- **Your instructions**:
Copy out the data exactly, leaving the pictures behind.

- **Stored data**:
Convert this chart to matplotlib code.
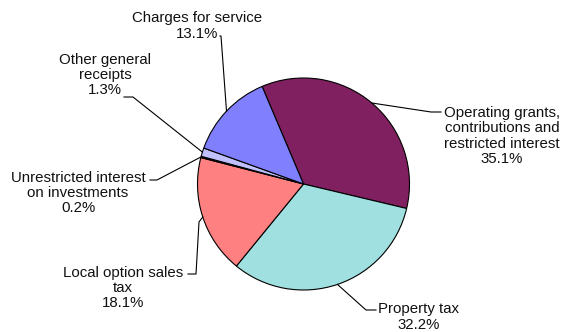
import numpy as np
import matplotlib.pyplot as plt

plt.rcParams["font.family"] = ["Liberation Sans", "DejaVu Sans"]

labels = [
    "Operating grants,\ncontributions and\nrestricted interest",
    "Property tax",
    "Local option sales\ntax",
    "Unrestricted interest\non investments",
    "Other general\nreceipts",
    "Charges for service",
]
shares = [35.1, 32.2, 18.1, 0.2, 1.3, 13.1]
colors = ["#802060", "#A0E0E0", "#FF8080", "#202040", "#C0C0FF", "#8080FF"]

# label centres and leader elbows (pixel coords, y down)
text_pos = [(502, 136), (419, 317), (123, 288), (78, 193), (105, 75), (197, 26)]
leader = [
    [(441, 112), (431, 112)],
    [(376, 310), (366, 310)],
    [(188, 274), (196, 274), (199, 222)],
    [(150, 180), (157, 180)],
    [(124, 97), (133, 97)],
    [(220, 36), (221, 36)],
]

W, H = 563, 332
fig = plt.figure(figsize=(W / 100, H / 100), dpi=100)
ax = fig.add_axes([0, 0, 1, 1])

cx, cy, r = 303.5, H - 184, 106
wedges, _ = ax.pie(
    shares, colors=colors, startangle=113, counterclock=False,
    center=(cx, cy), radius=r, frame=True,
    wedgeprops=dict(edgecolor="black", linewidth=0.8),
)
ax.set_xlim(0, W)
ax.set_ylim(0, H)
ax.axis("off")

for w, lab, val, (tx, ty), pts in zip(wedges, labels, shares, text_pos, leader):
    mid = np.deg2rad((w.theta1 + w.theta2) / 2)
    ex, ey = cx + r * np.cos(mid), cy + r * np.sin(mid)
    xs = [p[0] for p in pts] + [ex]
    ys = [H - p[1] for p in pts] + [ey]
    ax.plot(xs, ys, color="black", linewidth=0.8)
    ax.text(tx, H - ty, f"{lab}\n{val:.1f}%", ha="center", va="center",
            multialignment="center", fontsize=10.8, linespacing=1.12,
            color="#111111")

fig.savefig("out.png", dpi=100)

- **Solution for this problem**:
Convert this chart to matplotlib code.
import numpy as np
import matplotlib.pyplot as plt

plt.rcParams["font.family"] = ["Liberation Sans", "DejaVu Sans"]

labels = [
    "Operating grants,\ncontributions and\nrestricted interest",
    "Property tax",
    "Local option sales\ntax",
    "Unrestricted interest\non investments",
    "Other general\nreceipts",
    "Charges for service",
]
shares = [35.1, 32.2, 18.1, 0.2, 1.3, 13.1]
colors = ["#802060", "#A0E0E0", "#FF8080", "#202040", "#C0C0FF", "#8080FF"]

# label centres and leader elbows (pixel coords, y down)
text_pos = [(502, 136), (419, 317), (123, 288), (78, 193), (105, 75), (197, 26)]
leader = [
    [(441, 112), (431, 112)],
    [(376, 310), (366, 310)],
    [(188, 274), (196, 274), (199, 222)],
    [(150, 180), (157, 180)],
    [(124, 97), (133, 97)],
    [(220, 36), (221, 36)],
]

W, H = 563, 332
fig = plt.figure(figsize=(W / 100, H / 100), dpi=100)
ax = fig.add_axes([0, 0, 1, 1])

cx, cy, r = 303.5, H - 184, 106
wedges, _ = ax.pie(
    shares, colors=colors, startangle=113, counterclock=False,
    center=(cx, cy), radius=r, frame=True,
    wedgeprops=dict(edgecolor="black", linewidth=0.8),
)
ax.set_xlim(0, W)
ax.set_ylim(0, H)
ax.axis("off")

for w, lab, val, (tx, ty), pts in zip(wedges, labels, shares, text_pos, leader):
    mid = np.deg2rad((w.theta1 + w.theta2) / 2)
    ex, ey = cx + r * np.cos(mid), cy + r * np.sin(mid)
    xs = [p[0] for p in pts] + [ex]
    ys = [H - p[1] for p in pts] + [ey]
    ax.plot(xs, ys, color="black", linewidth=0.8)
    ax.text(tx, H - ty, f"{lab}\n{val:.1f}%", ha="center", va="center",
            multialignment="center", fontsize=10.8, linespacing=1.12,
            color="#111111")

fig.savefig("out.png", dpi=100)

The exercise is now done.